** Written exercise **
Copy the data exactly; pictures stay out of the copy.
——
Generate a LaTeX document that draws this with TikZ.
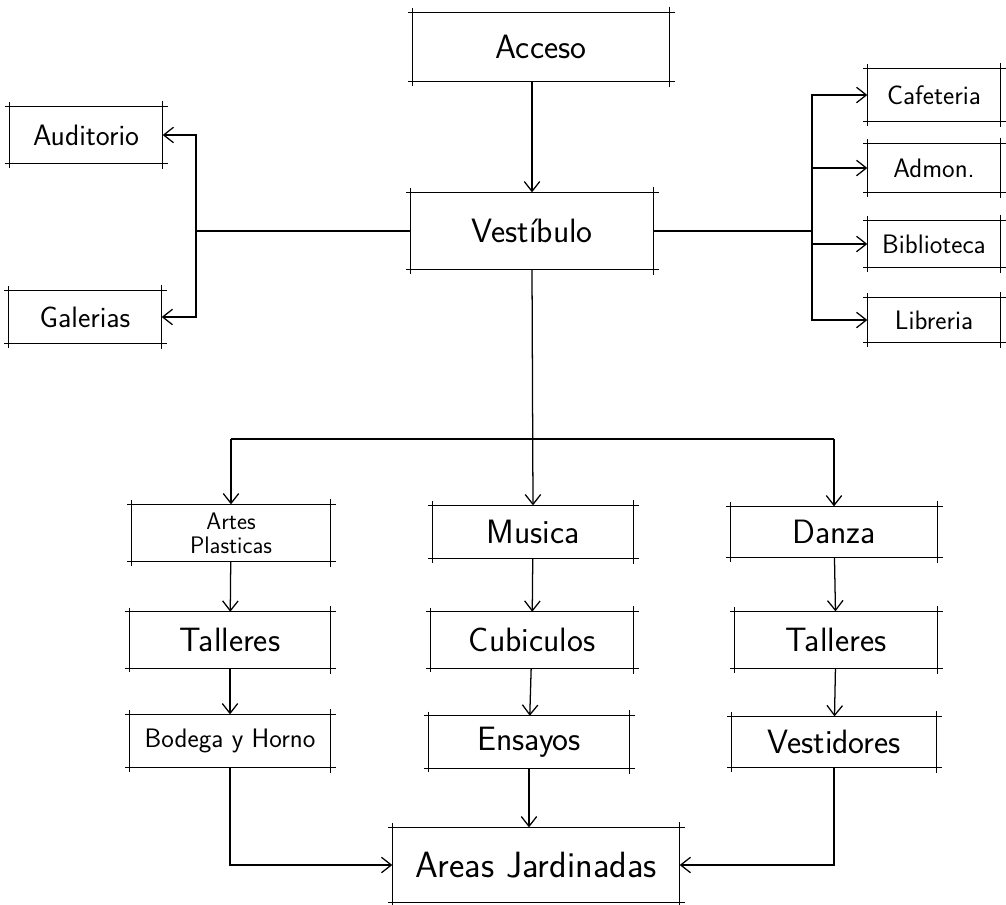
\documentclass[tikz,border=0pt]{standalone}
\usetikzlibrary{arrows.meta}
\renewcommand{\familydefault}{\sfdefault}
\begin{document}
\begin{tikzpicture}[x=0.025cm,y=-0.025cm,line width=0.9pt,
  box/.style={inner sep=2pt,align=center,font=\fontsize{24}{26}\selectfont},
  small/.style={box,font=\fontsize{19}{20}\selectfont},
  arr/.style={-{Straight Barb[length=7pt,width=11pt]}}]
  \useasboundingbox (0,0) rectangle (1006,904);

  % main spine
  \node[box,minimum width=6.4cm,minimum height=1.7cm] (acceso) at (541,47) {Acceso};
  \node[box,minimum width=6.05cm,minimum height=1.9cm] (vestibulo) at (532,231) {Vestíbulo};

  % left wing
  \node[small,font=\fontsize{21}{22}\selectfont,minimum width=3.8cm,minimum height=1.4cm] (auditorio) at (86,135) {Auditorio};
  \node[small,font=\fontsize{21}{22}\selectfont,minimum width=3.8cm,minimum height=1.3cm] (galerias) at (85,317) {Galerias};

  % right wing
  \node[small,minimum width=3.3cm,minimum height=1.3cm] (cafeteria) at (934,95) {Cafeteria};
  \node[small,minimum width=3.3cm,minimum height=1.2cm] (admon) at (934,168) {Admon.};
  \node[small,minimum width=3.3cm,minimum height=1.15cm] (biblioteca) at (934,244) {Biblioteca};
  \node[small,minimum width=3.3cm,minimum height=1.1cm] (libreria) at (934,320) {Libreria};

  % three columns
  \node[small,font=\fontsize{17}{17}\selectfont,minimum width=4.95cm,minimum height=1.4cm] (artes) at (231,533) {Artes\\Plasticas};
  \node[box,minimum width=5cm,minimum height=1.3cm] (musica) at (533,532) {Musica};
  \node[box,minimum width=5.15cm,minimum height=1.25cm] (danza) at (834,532) {Danza};
  \node[box,minimum width=5cm,minimum height=1.38cm] (talleresA) at (230,640) {Talleres};
  \node[box,minimum width=5.05cm,minimum height=1.38cm] (cubiculos) at (532,640) {Cubiculos};
  \node[box,minimum width=5.05cm,minimum height=1.4cm] (talleresD) at (836,640) {Talleres};
  \node[small,minimum width=5cm,minimum height=1.3cm] (bodega) at (230,741) {Bodega y Horno};
  \node[box,minimum width=5cm,minimum height=1.28cm] (ensayos) at (529,742) {Ensayos};
  \node[box,minimum width=5.1cm,minimum height=1.25cm] (vestidores) at (834,742) {Vestidores};
  \node[box,font=\fontsize{26}{28}\selectfont,minimum width=7.15cm,minimum height=1.85cm] (areas) at (536,865) {Areas Jardinadas};

  % sketched frames, corners run over
  \foreach \n in {acceso,vestibulo,auditorio,galerias,cafeteria,admon,biblioteca,libreria,
                  artes,musica,danza,talleresA,cubiculos,talleresD,bodega,ensayos,vestidores,areas} {
    \draw ([xshift=-3pt]\n.north west) -- ([xshift=4pt]\n.north east);
    \draw ([xshift=-3pt]\n.south west) -- ([xshift=4pt]\n.south east);
    \draw ([yshift=3pt]\n.north west) -- ([yshift=-3pt]\n.south west);
    \draw ([yshift=4pt]\n.north east) -- ([yshift=-4pt]\n.south east);
  }

  \coordinate (lbus) at (196,231);
  \coordinate (rbus) at (812,231);
  \coordinate (dbus) at (532,439);

  \draw[arr] (acceso.south -| vestibulo.north) -- (vestibulo.north);
  \draw (vestibulo.west) -- (lbus);
  \draw[arr] (lbus) |- (auditorio.east);
  \draw[arr] (lbus) |- (galerias.east);
  \draw (vestibulo.east) -- (rbus);
  \foreach \n in {cafeteria,admon,biblioteca,libreria}
    \draw[arr] (rbus) |- (\n.west);

  \draw[arr] (vestibulo.south) -- (musica.north);
  \draw (dbus -| artes) -- (dbus -| danza);
  \draw[arr] (dbus -| artes) -- (artes.north);
  \draw[arr] (dbus -| danza) -- (danza.north);
  \foreach \a/\b in {artes/talleresA,talleresA/bodega,musica/cubiculos,
                     cubiculos/ensayos,danza/talleresD,talleresD/vestidores}
    \draw[arr] (\a) -- (\b);

  \draw[arr] (ensayos.south) -- (ensayos.south |- areas.north);
  \draw[arr] (bodega.south) |- (areas.west);
  \draw[arr] (vestidores.south) |- (areas.east);
\end{tikzpicture}
\end{document}
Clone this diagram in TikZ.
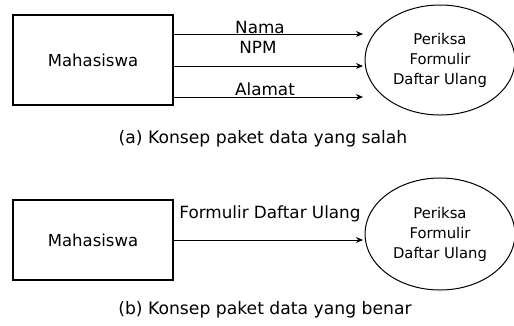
\documentclass[tikz,border=0pt]{standalone}
\usepackage{fontspec}
\setmainfont{DejaVu Sans}
\usetikzlibrary{shapes.geometric,arrows.meta}
\tikzset{
  entity/.style={draw, line width=1.1pt, minimum width=160pt, inner sep=0pt,
    font=\fontsize{16.5}{20}\selectfont},
  process/.style={draw, ellipse, line width=1pt, minimum width=150pt, inner sep=0pt,
    align=center, font=\fontsize{14.8}{20}\selectfont},
  flow/.style={line width=0.9pt, -{Stealth[length=7pt,width=6pt]}},
  flowlabel/.style={inner sep=0pt, font=\fontsize{16.8}{20}\selectfont},
  caption/.style={inner sep=0pt, font=\fontsize{17.2}{20}\selectfont}
}
\begin{document}
\begin{tikzpicture}[x=1pt,y=-1pt]
\useasboundingbox (0,0) rectangle (514,325);

% (a) three separate data flows
\node[entity, minimum height=90pt] (mhsA) at (93,60) {Mahasiswa};
\node[process, minimum height=110pt] (prsA) at (440,60) {Periksa\\Formulir\\Daftar Ulang};
\coordinate (endA1) at (363,34);
\coordinate (endA2) at (363,66);
\coordinate (endA3) at (363,97);
\draw[flow] (mhsA.east |- endA1) -- (endA1);
\draw[flow] (mhsA.east |- endA2) -- (endA2);
\draw[flow] (mhsA.east |- endA3) -- (endA3);
\node[flowlabel] (lblNama) at (260,27) {Nama};
\node[flowlabel] (lblNpm) at (258,47) {NPM};
\node[flowlabel] (lblAlamat) at (265,89.5) {Alamat};
\node[caption] (capA) at (263,139) {(a) Konsep paket data yang salah};

% (b) one data packet
\node[entity, minimum height=80pt] (mhsB) at (93,240) {Mahasiswa};
\node[process, minimum height=112pt] (prsB) at (440,234) {Periksa\\Formulir\\Daftar Ulang};
\coordinate (endB) at (363,240);
\draw[flow] (mhsB.east |- endB) -- (endB);
\node[flowlabel] (lblForm) at (270,214) {Formulir Daftar Ulang};
\node[caption] (capB) at (265,310) {(b) Konsep paket data yang benar};
\end{tikzpicture}
\end{document}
——
** The response **
Generate a LaTeX document that draws this with TikZ.
\documentclass[tikz,border=0pt]{standalone}
\usetikzlibrary{arrows.meta}
\renewcommand{\familydefault}{\sfdefault}
\begin{document}
\begin{tikzpicture}[x=0.025cm,y=-0.025cm,line width=0.9pt,
  box/.style={inner sep=2pt,align=center,font=\fontsize{24}{26}\selectfont},
  small/.style={box,font=\fontsize{19}{20}\selectfont},
  arr/.style={-{Straight Barb[length=7pt,width=11pt]}}]
  \useasboundingbox (0,0) rectangle (1006,904);

  % main spine
  \node[box,minimum width=6.4cm,minimum height=1.7cm] (acceso) at (541,47) {Acceso};
  \node[box,minimum width=6.05cm,minimum height=1.9cm] (vestibulo) at (532,231) {Vestíbulo};

  % left wing
  \node[small,font=\fontsize{21}{22}\selectfont,minimum width=3.8cm,minimum height=1.4cm] (auditorio) at (86,135) {Auditorio};
  \node[small,font=\fontsize{21}{22}\selectfont,minimum width=3.8cm,minimum height=1.3cm] (galerias) at (85,317) {Galerias};

  % right wing
  \node[small,minimum width=3.3cm,minimum height=1.3cm] (cafeteria) at (934,95) {Cafeteria};
  \node[small,minimum width=3.3cm,minimum height=1.2cm] (admon) at (934,168) {Admon.};
  \node[small,minimum width=3.3cm,minimum height=1.15cm] (biblioteca) at (934,244) {Biblioteca};
  \node[small,minimum width=3.3cm,minimum height=1.1cm] (libreria) at (934,320) {Libreria};

  % three columns
  \node[small,font=\fontsize{17}{17}\selectfont,minimum width=4.95cm,minimum height=1.4cm] (artes) at (231,533) {Artes\\Plasticas};
  \node[box,minimum width=5cm,minimum height=1.3cm] (musica) at (533,532) {Musica};
  \node[box,minimum width=5.15cm,minimum height=1.25cm] (danza) at (834,532) {Danza};
  \node[box,minimum width=5cm,minimum height=1.38cm] (talleresA) at (230,640) {Talleres};
  \node[box,minimum width=5.05cm,minimum height=1.38cm] (cubiculos) at (532,640) {Cubiculos};
  \node[box,minimum width=5.05cm,minimum height=1.4cm] (talleresD) at (836,640) {Talleres};
  \node[small,minimum width=5cm,minimum height=1.3cm] (bodega) at (230,741) {Bodega y Horno};
  \node[box,minimum width=5cm,minimum height=1.28cm] (ensayos) at (529,742) {Ensayos};
  \node[box,minimum width=5.1cm,minimum height=1.25cm] (vestidores) at (834,742) {Vestidores};
  \node[box,font=\fontsize{26}{28}\selectfont,minimum width=7.15cm,minimum height=1.85cm] (areas) at (536,865) {Areas Jardinadas};

  % sketched frames, corners run over
  \foreach \n in {acceso,vestibulo,auditorio,galerias,cafeteria,admon,biblioteca,libreria,
                  artes,musica,danza,talleresA,cubiculos,talleresD,bodega,ensayos,vestidores,areas} {
    \draw ([xshift=-3pt]\n.north west) -- ([xshift=4pt]\n.north east);
    \draw ([xshift=-3pt]\n.south west) -- ([xshift=4pt]\n.south east);
    \draw ([yshift=3pt]\n.north west) -- ([yshift=-3pt]\n.south west);
    \draw ([yshift=4pt]\n.north east) -- ([yshift=-4pt]\n.south east);
  }

  \coordinate (lbus) at (196,231);
  \coordinate (rbus) at (812,231);
  \coordinate (dbus) at (532,439);

  \draw[arr] (acceso.south -| vestibulo.north) -- (vestibulo.north);
  \draw (vestibulo.west) -- (lbus);
  \draw[arr] (lbus) |- (auditorio.east);
  \draw[arr] (lbus) |- (galerias.east);
  \draw (vestibulo.east) -- (rbus);
  \foreach \n in {cafeteria,admon,biblioteca,libreria}
    \draw[arr] (rbus) |- (\n.west);

  \draw[arr] (vestibulo.south) -- (musica.north);
  \draw (dbus -| artes) -- (dbus -| danza);
  \draw[arr] (dbus -| artes) -- (artes.north);
  \draw[arr] (dbus -| danza) -- (danza.north);
  \foreach \a/\b in {artes/talleresA,talleresA/bodega,musica/cubiculos,
                     cubiculos/ensayos,danza/talleresD,talleresD/vestidores}
    \draw[arr] (\a) -- (\b);

  \draw[arr] (ensayos.south) -- (ensayos.south |- areas.north);
  \draw[arr] (bodega.south) |- (areas.west);
  \draw[arr] (vestidores.south) |- (areas.east);
\end{tikzpicture}
\end{document}
Clone this diagram in TikZ.
\documentclass[tikz,border=0pt]{standalone}
\usepackage{fontspec}
\setmainfont{DejaVu Sans}
\usetikzlibrary{shapes.geometric,arrows.meta}
\tikzset{
  entity/.style={draw, line width=1.1pt, minimum width=160pt, inner sep=0pt,
    font=\fontsize{16.5}{20}\selectfont},
  process/.style={draw, ellipse, line width=1pt, minimum width=150pt, inner sep=0pt,
    align=center, font=\fontsize{14.8}{20}\selectfont},
  flow/.style={line width=0.9pt, -{Stealth[length=7pt,width=6pt]}},
  flowlabel/.style={inner sep=0pt, font=\fontsize{16.8}{20}\selectfont},
  caption/.style={inner sep=0pt, font=\fontsize{17.2}{20}\selectfont}
}
\begin{document}
\begin{tikzpicture}[x=1pt,y=-1pt]
\useasboundingbox (0,0) rectangle (514,325);

% (a) three separate data flows
\node[entity, minimum height=90pt] (mhsA) at (93,60) {Mahasiswa};
\node[process, minimum height=110pt] (prsA) at (440,60) {Periksa\\Formulir\\Daftar Ulang};
\coordinate (endA1) at (363,34);
\coordinate (endA2) at (363,66);
\coordinate (endA3) at (363,97);
\draw[flow] (mhsA.east |- endA1) -- (endA1);
\draw[flow] (mhsA.east |- endA2) -- (endA2);
\draw[flow] (mhsA.east |- endA3) -- (endA3);
\node[flowlabel] (lblNama) at (260,27) {Nama};
\node[flowlabel] (lblNpm) at (258,47) {NPM};
\node[flowlabel] (lblAlamat) at (265,89.5) {Alamat};
\node[caption] (capA) at (263,139) {(a) Konsep paket data yang salah};

% (b) one data packet
\node[entity, minimum height=80pt] (mhsB) at (93,240) {Mahasiswa};
\node[process, minimum height=112pt] (prsB) at (440,234) {Periksa\\Formulir\\Daftar Ulang};
\coordinate (endB) at (363,240);
\draw[flow] (mhsB.east |- endB) -- (endB);
\node[flowlabel] (lblForm) at (270,214) {Formulir Daftar Ulang};
\node[caption] (capB) at (265,310) {(b) Konsep paket data yang benar};
\end{tikzpicture}
\end{document}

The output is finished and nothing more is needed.